Report: EA Lays Off More Mobile Staff With Cuts At Playfish and EA Hyderabad (India)
The past seven days have already seen a major shakeup in EA's mobile and social operations. Now, news of more layoffs has surfaced.
According to reports posted by Develop, EA has laid off a significant number of staff at Playfish. Just yesterday, the publisher announced the imminent closure of three titles operated by that studio, including the relatively new SimCity Social. While it doesn't come as a surprise that job loss has followed, it does paint EA's $300 million acquisition of Playfish as a significant blunder.
MCV India is also reporting that EA has laid off 50 employees at it's Hyderabad, India mobile studio. This brings the total job loss to more than an estimated 200 in just one week's time, including the unconfirmed approximately 160 employees let go in Montreal and other locations. The specificity of the number comes from a member of the Nasscom Gaming Forum on Facebook, Udaya Bhaskar.

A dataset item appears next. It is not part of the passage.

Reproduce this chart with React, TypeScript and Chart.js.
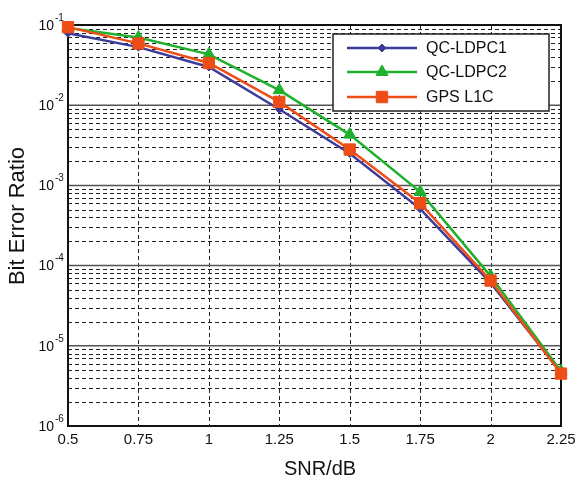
import React, { useEffect, useRef } from 'react';
import { Chart, registerables } from 'chart.js';

Chart.register(...registerables);

// ---- data ----
const snr = [0.5, 0.75, 1, 1.25, 1.5, 1.75, 2, 2.25];
const qcLdpc1 = [0.079, 0.053, 0.03, 0.0089, 0.0025, 0.00051, 6.1e-5, 4.6e-6];
const qcLdpc2 = [0.092, 0.07, 0.043, 0.0154, 0.0043, 0.00083, 7.4e-5, 4.8e-6];
const gpsL1c = [0.094, 0.059, 0.0336, 0.011, 0.0028, 0.0006, 6.5e-5, 4.5e-6];
const seriesLabels = ['QC-LDPC1', 'QC-LDPC2', 'GPS L1C'];
const xTickValues = [0.5, 0.75, 1, 1.25, 1.5, 1.75, 2, 2.25];
const yDecadeExponents = [-1, -2, -3, -4, -5, -6];
const minorMultipliers = [2, 3, 4, 5, 6, 7, 8, 9];
const xTitle = 'SNR/dB';
const yTitle = 'Bit Error Ratio';

const FONT = '"Liberation Sans", Arial, Helvetica, sans-serif';
const BLUE = '#3d3b99';
const GREEN = '#1fb02c';
const ORANGE = '#ee4d17';

function drawMarker(ctx: CanvasRenderingContext2D, style: string, x: number, y: number, color: string) {
  ctx.save();
  ctx.fillStyle = color;
  ctx.strokeStyle = color;
  ctx.lineWidth = 1;
  ctx.setLineDash([]);
  ctx.beginPath();
  if (style === 'rectRot') {
    const r = 4;
    ctx.moveTo(x, y - r);
    ctx.lineTo(x + r, y);
    ctx.lineTo(x, y + r);
    ctx.lineTo(x - r, y);
    ctx.closePath();
  } else if (style === 'triangle') {
    const r = 7;
    ctx.moveTo(x, y - r);
    ctx.lineTo(x + r * 0.866, y + r * 0.5);
    ctx.lineTo(x - r * 0.866, y + r * 0.5);
    ctx.closePath();
  } else {
    const h = 5.7;
    ctx.rect(x - h, y - h, 2 * h, 2 * h);
  }
  ctx.fill();
  ctx.stroke();
  ctx.restore();
}

const customPlugin = {
  id: 'customDecor',
  beforeDatasetsDraw(chart: any) {
    const { ctx, chartArea: a, scales } = chart;
    const xs = scales.x;
    const ys = scales.y;
    ctx.save();
    // vertical dashed grid
    ctx.lineWidth = 1;
    ctx.strokeStyle = '#222';
    ctx.setLineDash([4, 3]);
    xTickValues.forEach((v) => {
      const px = Math.round(xs.getPixelForValue(v)) + 0.5;
      if (px <= a.left + 2 || px >= a.right - 2) return;
      ctx.beginPath();
      ctx.moveTo(px, a.top);
      ctx.lineTo(px, a.bottom);
      ctx.stroke();
    });
    // minor horizontal dashed grid
    yDecadeExponents.forEach((e) => {
      minorMultipliers.forEach((m) => {
        const v = m * Math.pow(10, e);
        if (v >= 0.1 || v <= 1e-6) return;
        const py = Math.round(ys.getPixelForValue(v)) + 0.5;
        ctx.beginPath();
        ctx.moveTo(a.left, py);
        ctx.lineTo(a.right, py);
        ctx.stroke();
      });
    });
    // decade lines
    ctx.setLineDash([]);
    ctx.strokeStyle = '#555';
    ctx.lineWidth = 1.5;
    yDecadeExponents.forEach((e) => {
      const py = ys.getPixelForValue(Math.pow(10, e));
      if (py <= a.top + 2 || py >= a.bottom - 2) return;
      ctx.beginPath();
      ctx.moveTo(a.left, py);
      ctx.lineTo(a.right, py);
      ctx.stroke();
    });
    // frame
    ctx.strokeStyle = '#111';
    ctx.lineWidth = 2;
    ctx.strokeRect(a.left, a.top, a.right - a.left, a.bottom - a.top);
    ctx.restore();
  },
  afterDraw(chart: any) {
    const { ctx, chartArea: a, scales } = chart;
    const ys = scales.y;
    ctx.save();
    ctx.fillStyle = '#111';
    // y decade labels with superscript
    yDecadeExponents.forEach((e) => {
      const py = ys.getPixelForValue(Math.pow(10, e));
      ctx.font = `14px ${FONT}`;
      ctx.textAlign = 'right';
      ctx.textBaseline = 'middle';
      ctx.fillText('10', a.left - 14, py + 1);
      ctx.font = `10px ${FONT}`;
      ctx.textAlign = 'left';
      ctx.fillText(String(e), a.left - 13, py - 7);
    });
    // axis titles
    ctx.font = `20px ${FONT}`;
    ctx.textAlign = 'center';
    ctx.textBaseline = 'middle';
    ctx.fillText(xTitle, 320, 469);
    ctx.save();
    ctx.translate(18, 216);
    ctx.rotate(-Math.PI / 2);
    ctx.font = `22px ${FONT}`;
    ctx.fillText(yTitle, 0, 0);
    ctx.restore();

    // legend
    const bx = 333, by = 34, bw = 216, bh = 77;
    ctx.fillStyle = '#fff';
    ctx.fillRect(bx, by, bw, bh);
    ctx.strokeStyle = '#222';
    ctx.lineWidth = 1.5;
    ctx.strokeRect(bx, by, bw, bh);
    const rows = [48, 72, 97];
    chart.data.datasets.forEach((ds: any, i: number) => {
      const y = rows[i];
      ctx.strokeStyle = ds.borderColor;
      ctx.lineWidth = 2.5;
      ctx.beginPath();
      ctx.moveTo(347, y);
      ctx.lineTo(417, y);
      ctx.stroke();
      drawMarker(ctx, ds.pointStyle, 382, y, ds.borderColor);
      ctx.fillStyle = '#111';
      ctx.font = `16px ${FONT}`;
      ctx.textAlign = 'left';
      ctx.textBaseline = 'middle';
      ctx.fillText(ds.label, 426, y + 1);
    });
    ctx.restore();
  },
};

export default function App() {
  const canvasRef = useRef<HTMLCanvasElement>(null);

  useEffect(() => {
    if (!canvasRef.current) return;
    const mk = (arr: number[]) => snr.map((x, i) => ({ x, y: arr[i] }));
    const chart = new Chart(canvasRef.current, {
      type: 'line',
      data: {
        datasets: [
          {
            label: seriesLabels[0],
            data: mk(qcLdpc1),
            borderColor: BLUE,
            backgroundColor: BLUE,
            borderWidth: 2.5,
            pointStyle: 'rectRot',
            pointRadius: 4,
            pointBorderWidth: 1,
            clip: false,
            order: 2,
          },
          {
            label: seriesLabels[1],
            data: mk(qcLdpc2),
            borderColor: GREEN,
            backgroundColor: GREEN,
            borderWidth: 2.5,
            pointStyle: 'triangle',
            pointRadius: 7,
            pointBorderWidth: 1,
            clip: false,
            order: 1,
          },
          {
            label: seriesLabels[2],
            data: mk(gpsL1c),
            borderColor: ORANGE,
            backgroundColor: ORANGE,
            borderWidth: 2.5,
            pointStyle: 'rect',
            pointRadius: 8,
            pointBorderWidth: 1,
            clip: false,
            order: 0,
          },
        ] as any,
      },
      options: {
        animation: false,
        responsive: false,
        events: [],
        layout: { padding: { left: 0, top: 25, right: 14, bottom: 0 } },
        plugins: { legend: { display: false }, tooltip: { enabled: false } },
        scales: {
          x: {
            type: 'linear',
            min: 0.5,
            max: 2.25,
            grid: { display: false, drawTicks: false, tickLength: 0 },
            border: { display: false },
            afterBuildTicks: (s: any) => {
              s.ticks = xTickValues.map((v) => ({ value: v }));
            },
            afterFit: (s: any) => {
              s.height = 57;
              s.paddingLeft = 0;
              s.paddingRight = 0;
            },
            ticks: {
              autoSkip: false,
              maxRotation: 0,
              padding: 5,
              color: '#111',
              font: { family: FONT, size: 15 },
              callback: (v: any) => String(v),
            },
          },
          y: {
            type: 'logarithmic',
            min: 1e-6,
            max: 1e-1,
            grid: { display: false, drawTicks: false },
            border: { display: false },
            ticks: { display: false },
            afterFit: (s: any) => {
              s.width = 68;
              s.paddingTop = 0;
              s.paddingBottom = 0;
            },
          },
        },
      } as any,
      plugins: [customPlugin],
    });
    return () => chart.destroy();
  }, []);

  return (
    <div style={{ position: 'absolute', left: 0, top: 0, width: 575, height: 483, background: '#fff' }}>
      <canvas ref={canvasRef} width={575} height={483} />
    </div>
  );
}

Bhaskar's LinkedIn profile indicates his employment with EA in Hyderabad.
When approached for comment today, EA reiterated the statement provided last week when layoffs occurred in Montreal.
"These are difficult decisions to let go of good people who have made important contributions to EA, and whenever possible we retrain or relocate employees to new roles. Streamlining our operations will help ensure EA is bringing the best next-generation games to players around the world."
Additionally, EA told Joystiq that there would be no comment on the status of Playfish.
This move is significant evidence that EA is severely redirecting its focus. The publisher went all-in on mobile and social games with the acquisitions of Popcap (which suffered its own layoffs last year) and Playfish. EA is currently in the midst of a significant leadership transition following the resignation of John Riccitiello last month due to poor financial performance.
Until new, permanent leadership is installed though, it's hard to look at any of these measures as more than bandaids. And given the size of the dressing, the wound underneath is likely worse than anyone yet fully understands.